During the Civil War, the Democrats continued to be divided. Peace Democrats advocated ending the war by making concessions to the southern states and convincing them to rejoin the Union. The War Democrats were supportive of the war but not always of President Lincoln, though many joined the Republican Party. To get the support of Democrats, the Republicans called themselves the “Union Party.” Lincoln even picked a Democrat from Tennessee, Andrew Johnson, to be his running mate. The strategy worked and they won a sweeping victory in Clay and elsewhere.
A resident of Euclid, Randolph Phillips ardently supported the Republicans and Abraham Lincoln in 1860, campaigning extensively, serveing in the 12th New York infantry in 1861 and participating in local recruitment rallies in 1862. However, by 1864, he had turned against the war and endorsed Democratic candidate former General George B. McClellan for president. He felt that a change in administration was necessary to save the Union and bring peace to the nation. He wrote a letter to the chairman of the county Democratic committee asking for literature to distribute not only to Democrats but to his former Republican associates to get the young people involved to save New York and America.

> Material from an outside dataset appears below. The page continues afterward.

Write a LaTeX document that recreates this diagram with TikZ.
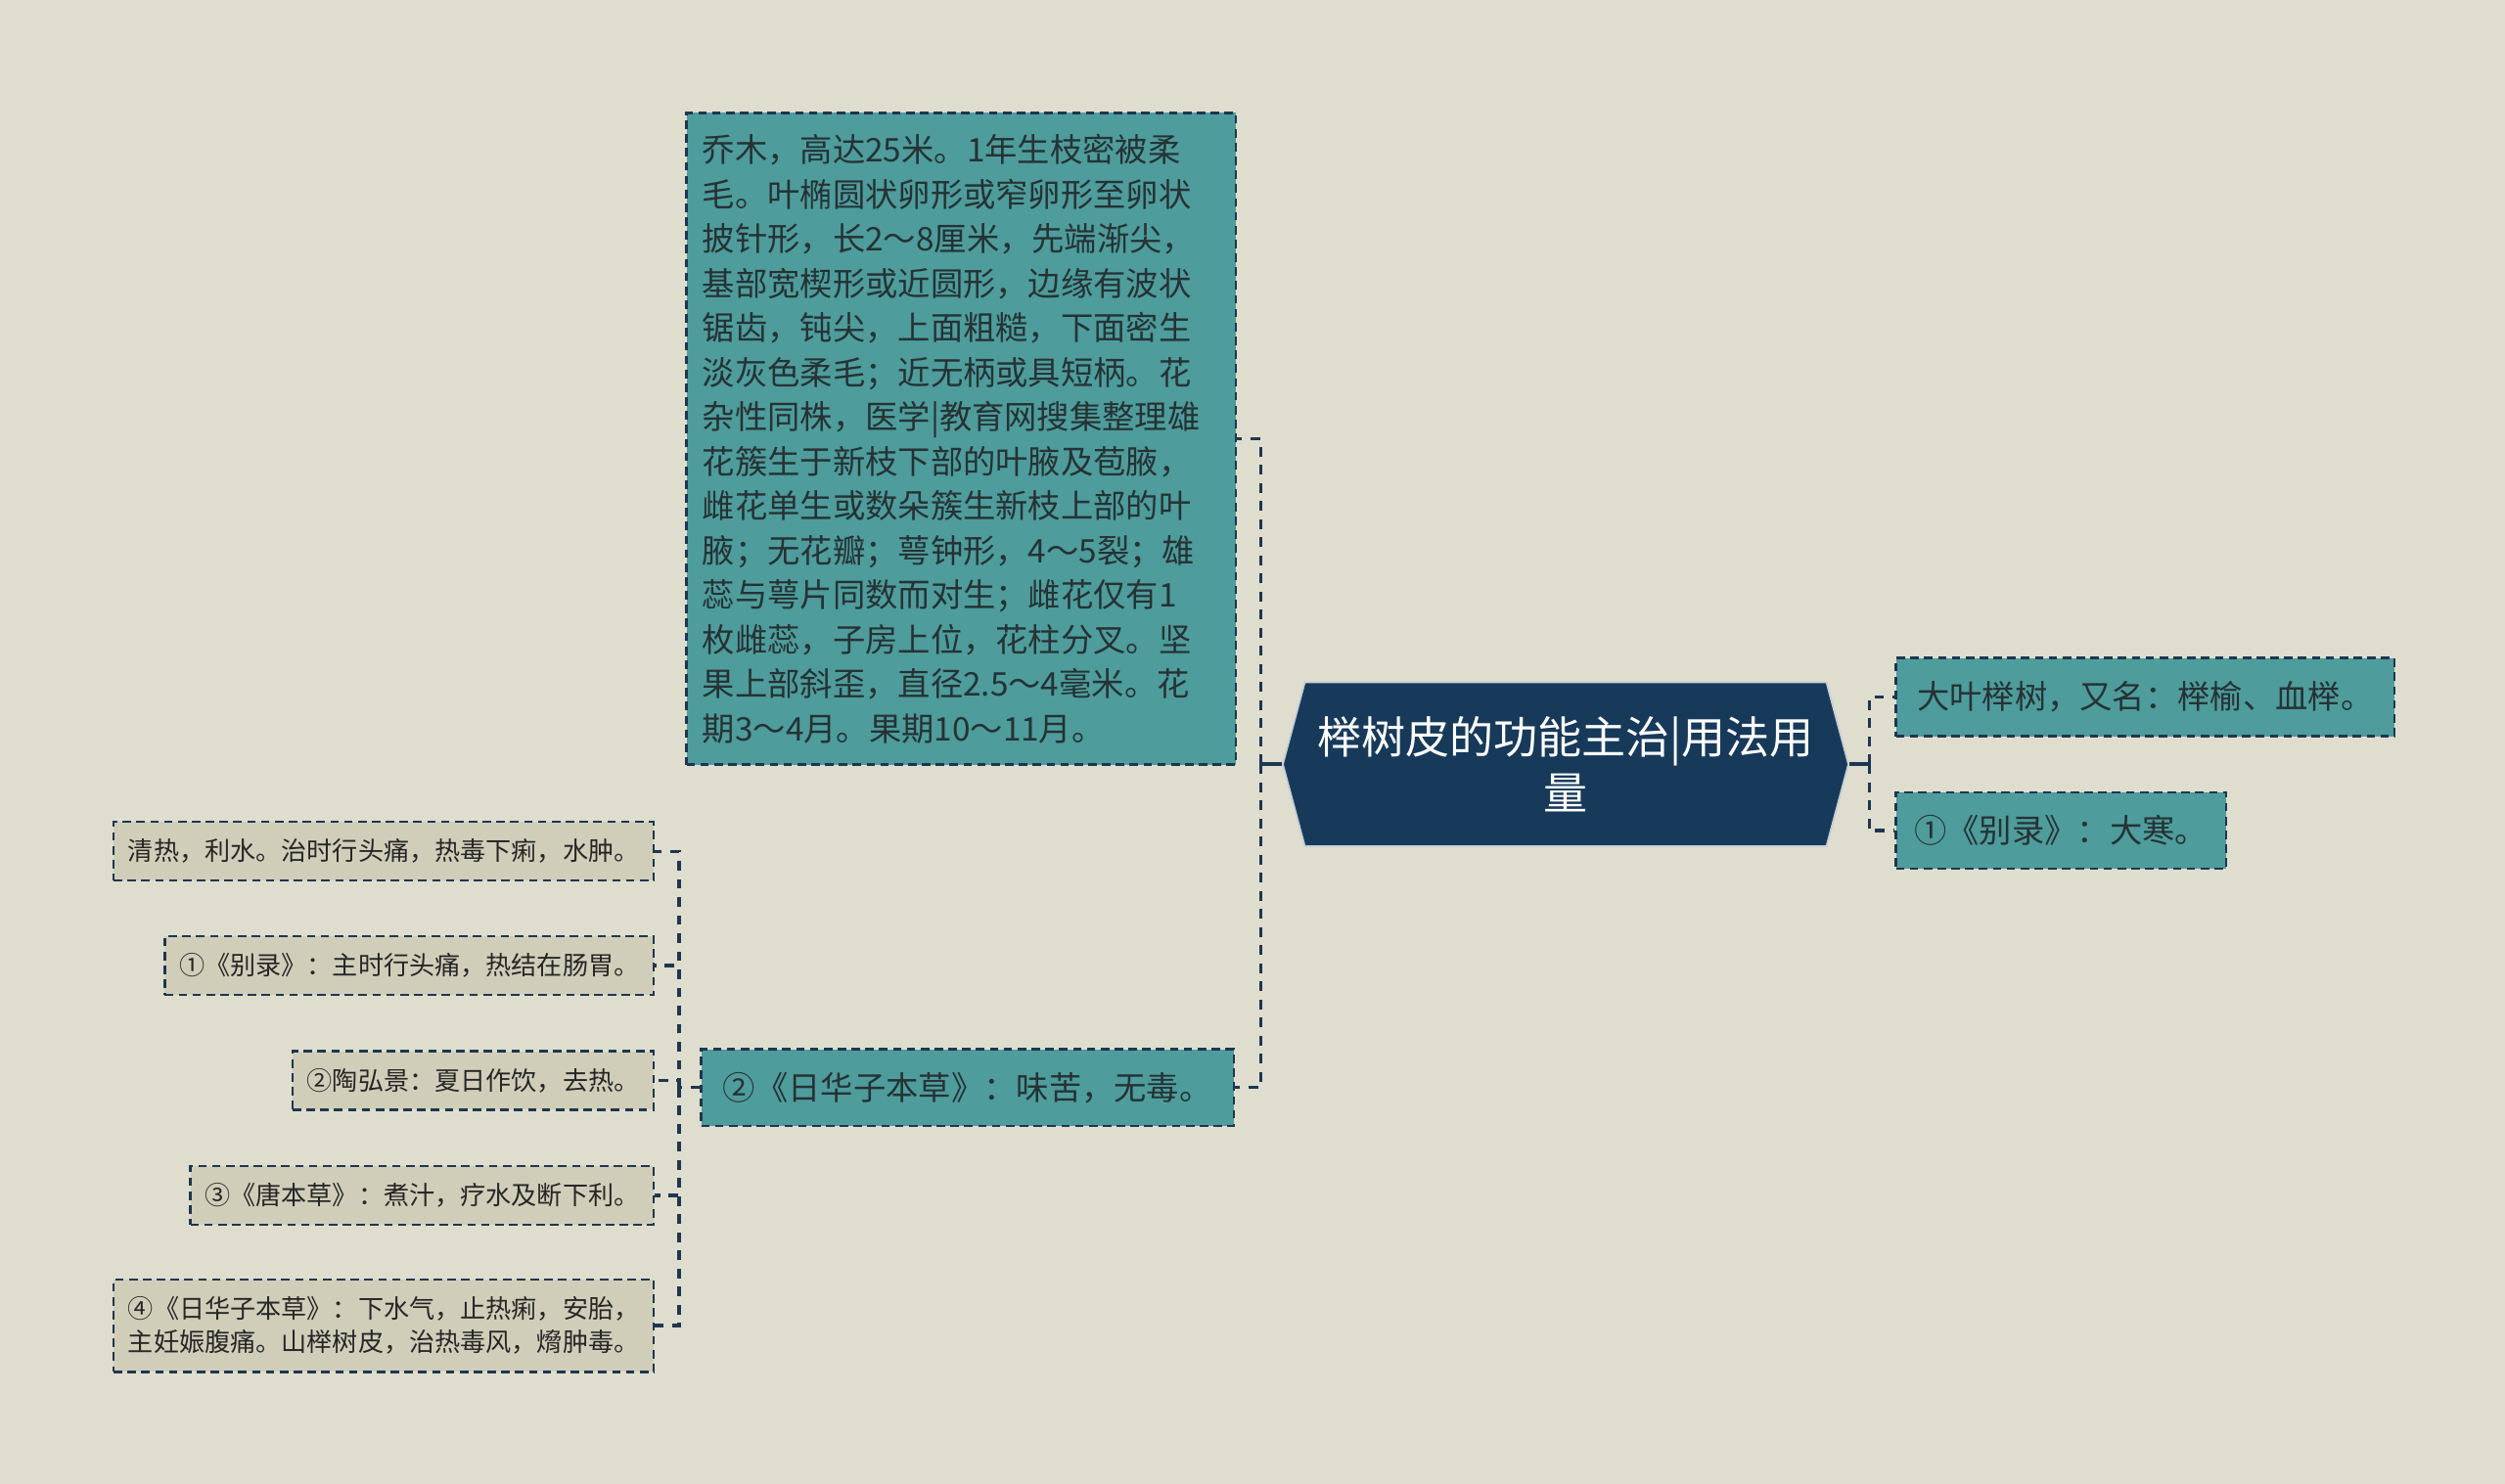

After the Civil War, Clay was mainly dominated by Republican candidates, remnants of Abraham Lincoln’s influence. In the 1870s and 1880s there was an equal mix of both parties, political participation was high, minor differences in party platforms and elections were close. When the 1890s brought popular Republican Presidents Willliam McKinley and Theodore Roosevelt, Democrats lost their power. Democratic supervisors were elected in 1917 and 1921. Between 1922 and 1953, two Republicans held the office, Frank Sotherden and Walter Sleeth. In 1958, Leonell Seguin was the last Democratic supervisor elected. As for the town board, Don MacLaughlin was the last Democratic town councilor elected in 1969.